Dataset extract:
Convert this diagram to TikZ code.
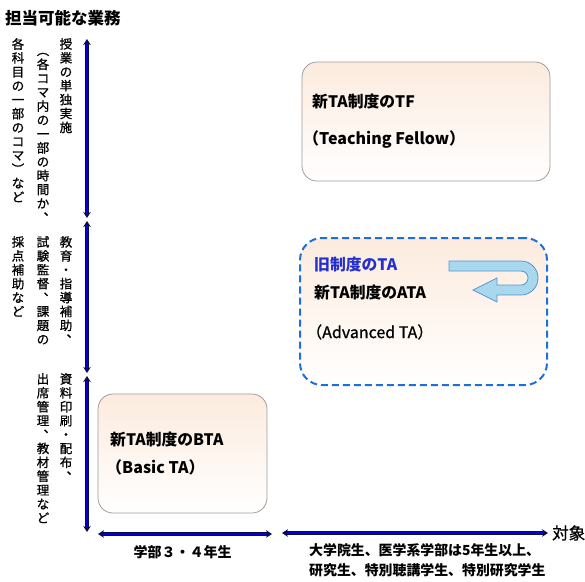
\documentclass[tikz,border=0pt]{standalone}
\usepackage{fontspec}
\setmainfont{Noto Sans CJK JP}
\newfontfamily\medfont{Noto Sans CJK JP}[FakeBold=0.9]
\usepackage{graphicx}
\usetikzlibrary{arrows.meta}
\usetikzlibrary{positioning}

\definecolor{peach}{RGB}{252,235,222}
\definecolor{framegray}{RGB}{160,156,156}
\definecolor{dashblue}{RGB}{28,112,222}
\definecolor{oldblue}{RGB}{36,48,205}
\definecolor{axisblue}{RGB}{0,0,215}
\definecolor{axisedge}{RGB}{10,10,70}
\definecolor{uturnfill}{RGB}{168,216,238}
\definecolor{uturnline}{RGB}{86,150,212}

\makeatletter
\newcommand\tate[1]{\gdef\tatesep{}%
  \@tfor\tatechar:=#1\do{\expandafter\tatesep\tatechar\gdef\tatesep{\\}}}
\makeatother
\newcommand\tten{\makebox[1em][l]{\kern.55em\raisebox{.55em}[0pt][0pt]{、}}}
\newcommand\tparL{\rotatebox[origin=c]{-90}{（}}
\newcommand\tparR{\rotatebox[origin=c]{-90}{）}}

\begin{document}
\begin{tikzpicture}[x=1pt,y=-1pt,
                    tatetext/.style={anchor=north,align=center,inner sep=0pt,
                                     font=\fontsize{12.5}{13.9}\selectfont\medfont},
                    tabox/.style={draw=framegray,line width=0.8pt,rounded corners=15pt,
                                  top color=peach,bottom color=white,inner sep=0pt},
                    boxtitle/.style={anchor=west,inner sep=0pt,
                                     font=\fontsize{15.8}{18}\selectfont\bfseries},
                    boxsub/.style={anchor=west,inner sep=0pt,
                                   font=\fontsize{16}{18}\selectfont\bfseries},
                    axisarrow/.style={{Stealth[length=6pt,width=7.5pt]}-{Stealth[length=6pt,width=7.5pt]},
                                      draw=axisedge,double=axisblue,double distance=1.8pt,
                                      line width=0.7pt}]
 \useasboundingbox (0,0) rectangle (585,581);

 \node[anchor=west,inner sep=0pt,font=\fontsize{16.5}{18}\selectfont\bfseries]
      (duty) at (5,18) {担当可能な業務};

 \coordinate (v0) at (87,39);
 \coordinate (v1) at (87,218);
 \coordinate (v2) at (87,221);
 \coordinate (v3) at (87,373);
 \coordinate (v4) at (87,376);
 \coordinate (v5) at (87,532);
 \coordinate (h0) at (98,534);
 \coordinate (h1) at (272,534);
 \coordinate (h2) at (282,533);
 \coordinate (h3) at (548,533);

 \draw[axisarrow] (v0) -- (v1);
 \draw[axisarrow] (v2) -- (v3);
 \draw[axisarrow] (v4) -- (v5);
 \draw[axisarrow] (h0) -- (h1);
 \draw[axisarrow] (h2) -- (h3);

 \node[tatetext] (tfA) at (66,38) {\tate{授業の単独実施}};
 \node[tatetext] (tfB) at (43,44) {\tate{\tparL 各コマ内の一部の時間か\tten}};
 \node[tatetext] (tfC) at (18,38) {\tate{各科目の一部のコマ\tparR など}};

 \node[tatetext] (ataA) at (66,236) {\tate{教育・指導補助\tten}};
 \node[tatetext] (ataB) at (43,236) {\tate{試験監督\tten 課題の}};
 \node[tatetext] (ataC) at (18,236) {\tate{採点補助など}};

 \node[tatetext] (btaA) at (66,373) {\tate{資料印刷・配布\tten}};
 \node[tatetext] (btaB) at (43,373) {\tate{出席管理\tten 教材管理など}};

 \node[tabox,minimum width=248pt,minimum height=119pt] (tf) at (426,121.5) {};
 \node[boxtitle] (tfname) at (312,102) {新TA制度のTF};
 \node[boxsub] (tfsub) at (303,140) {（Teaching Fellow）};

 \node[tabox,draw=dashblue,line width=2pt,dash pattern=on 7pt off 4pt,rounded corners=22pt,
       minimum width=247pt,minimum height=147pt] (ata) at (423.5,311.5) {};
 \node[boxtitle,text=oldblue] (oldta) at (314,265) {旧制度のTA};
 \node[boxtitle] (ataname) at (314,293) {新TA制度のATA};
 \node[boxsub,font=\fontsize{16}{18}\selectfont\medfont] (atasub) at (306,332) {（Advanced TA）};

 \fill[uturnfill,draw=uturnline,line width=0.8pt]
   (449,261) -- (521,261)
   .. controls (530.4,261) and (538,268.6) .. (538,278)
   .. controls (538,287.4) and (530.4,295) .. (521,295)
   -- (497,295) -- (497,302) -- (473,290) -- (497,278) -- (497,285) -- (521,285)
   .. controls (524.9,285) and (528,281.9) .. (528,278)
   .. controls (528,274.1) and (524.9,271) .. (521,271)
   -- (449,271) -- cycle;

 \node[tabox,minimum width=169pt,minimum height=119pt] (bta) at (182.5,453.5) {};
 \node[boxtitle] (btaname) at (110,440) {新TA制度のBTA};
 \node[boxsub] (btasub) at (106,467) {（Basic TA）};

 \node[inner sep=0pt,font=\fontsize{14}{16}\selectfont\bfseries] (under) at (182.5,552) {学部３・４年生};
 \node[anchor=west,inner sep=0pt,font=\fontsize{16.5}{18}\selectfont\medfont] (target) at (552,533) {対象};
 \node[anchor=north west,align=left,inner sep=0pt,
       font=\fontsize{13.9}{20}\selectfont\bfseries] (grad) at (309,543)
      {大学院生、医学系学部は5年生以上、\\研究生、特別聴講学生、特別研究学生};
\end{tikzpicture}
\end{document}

Directions for this task: Using the data above, print every line exactly, omitting pictures.

Solution for this task:
Convert this diagram to TikZ code.
\documentclass[tikz,border=0pt]{standalone}
\usepackage{fontspec}
\setmainfont{Noto Sans CJK JP}
\newfontfamily\medfont{Noto Sans CJK JP}[FakeBold=0.9]
\usepackage{graphicx}
\usetikzlibrary{arrows.meta}
\usetikzlibrary{positioning}

\definecolor{peach}{RGB}{252,235,222}
\definecolor{framegray}{RGB}{160,156,156}
\definecolor{dashblue}{RGB}{28,112,222}
\definecolor{oldblue}{RGB}{36,48,205}
\definecolor{axisblue}{RGB}{0,0,215}
\definecolor{axisedge}{RGB}{10,10,70}
\definecolor{uturnfill}{RGB}{168,216,238}
\definecolor{uturnline}{RGB}{86,150,212}

\makeatletter
\newcommand\tate[1]{\gdef\tatesep{}%
  \@tfor\tatechar:=#1\do{\expandafter\tatesep\tatechar\gdef\tatesep{\\}}}
\makeatother
\newcommand\tten{\makebox[1em][l]{\kern.55em\raisebox{.55em}[0pt][0pt]{、}}}
\newcommand\tparL{\rotatebox[origin=c]{-90}{（}}
\newcommand\tparR{\rotatebox[origin=c]{-90}{）}}

\begin{document}
\begin{tikzpicture}[x=1pt,y=-1pt,
                    tatetext/.style={anchor=north,align=center,inner sep=0pt,
                                     font=\fontsize{12.5}{13.9}\selectfont\medfont},
                    tabox/.style={draw=framegray,line width=0.8pt,rounded corners=15pt,
                                  top color=peach,bottom color=white,inner sep=0pt},
                    boxtitle/.style={anchor=west,inner sep=0pt,
                                     font=\fontsize{15.8}{18}\selectfont\bfseries},
                    boxsub/.style={anchor=west,inner sep=0pt,
                                   font=\fontsize{16}{18}\selectfont\bfseries},
                    axisarrow/.style={{Stealth[length=6pt,width=7.5pt]}-{Stealth[length=6pt,width=7.5pt]},
                                      draw=axisedge,double=axisblue,double distance=1.8pt,
                                      line width=0.7pt}]
 \useasboundingbox (0,0) rectangle (585,581);

 \node[anchor=west,inner sep=0pt,font=\fontsize{16.5}{18}\selectfont\bfseries]
      (duty) at (5,18) {担当可能な業務};

 \coordinate (v0) at (87,39);
 \coordinate (v1) at (87,218);
 \coordinate (v2) at (87,221);
 \coordinate (v3) at (87,373);
 \coordinate (v4) at (87,376);
 \coordinate (v5) at (87,532);
 \coordinate (h0) at (98,534);
 \coordinate (h1) at (272,534);
 \coordinate (h2) at (282,533);
 \coordinate (h3) at (548,533);

 \draw[axisarrow] (v0) -- (v1);
 \draw[axisarrow] (v2) -- (v3);
 \draw[axisarrow] (v4) -- (v5);
 \draw[axisarrow] (h0) -- (h1);
 \draw[axisarrow] (h2) -- (h3);

 \node[tatetext] (tfA) at (66,38) {\tate{授業の単独実施}};
 \node[tatetext] (tfB) at (43,44) {\tate{\tparL 各コマ内の一部の時間か\tten}};
 \node[tatetext] (tfC) at (18,38) {\tate{各科目の一部のコマ\tparR など}};

 \node[tatetext] (ataA) at (66,236) {\tate{教育・指導補助\tten}};
 \node[tatetext] (ataB) at (43,236) {\tate{試験監督\tten 課題の}};
 \node[tatetext] (ataC) at (18,236) {\tate{採点補助など}};

 \node[tatetext] (btaA) at (66,373) {\tate{資料印刷・配布\tten}};
 \node[tatetext] (btaB) at (43,373) {\tate{出席管理\tten 教材管理など}};

 \node[tabox,minimum width=248pt,minimum height=119pt] (tf) at (426,121.5) {};
 \node[boxtitle] (tfname) at (312,102) {新TA制度のTF};
 \node[boxsub] (tfsub) at (303,140) {（Teaching Fellow）};

 \node[tabox,draw=dashblue,line width=2pt,dash pattern=on 7pt off 4pt,rounded corners=22pt,
       minimum width=247pt,minimum height=147pt] (ata) at (423.5,311.5) {};
 \node[boxtitle,text=oldblue] (oldta) at (314,265) {旧制度のTA};
 \node[boxtitle] (ataname) at (314,293) {新TA制度のATA};
 \node[boxsub,font=\fontsize{16}{18}\selectfont\medfont] (atasub) at (306,332) {（Advanced TA）};

 \fill[uturnfill,draw=uturnline,line width=0.8pt]
   (449,261) -- (521,261)
   .. controls (530.4,261) and (538,268.6) .. (538,278)
   .. controls (538,287.4) and (530.4,295) .. (521,295)
   -- (497,295) -- (497,302) -- (473,290) -- (497,278) -- (497,285) -- (521,285)
   .. controls (524.9,285) and (528,281.9) .. (528,278)
   .. controls (528,274.1) and (524.9,271) .. (521,271)
   -- (449,271) -- cycle;

 \node[tabox,minimum width=169pt,minimum height=119pt] (bta) at (182.5,453.5) {};
 \node[boxtitle] (btaname) at (110,440) {新TA制度のBTA};
 \node[boxsub] (btasub) at (106,467) {（Basic TA）};

 \node[inner sep=0pt,font=\fontsize{14}{16}\selectfont\bfseries] (under) at (182.5,552) {学部３・４年生};
 \node[anchor=west,inner sep=0pt,font=\fontsize{16.5}{18}\selectfont\medfont] (target) at (552,533) {対象};
 \node[anchor=north west,align=left,inner sep=0pt,
       font=\fontsize{13.9}{20}\selectfont\bfseries] (grad) at (309,543)
      {大学院生、医学系学部は5年生以上、\\研究生、特別聴講学生、特別研究学生};
\end{tikzpicture}
\end{document}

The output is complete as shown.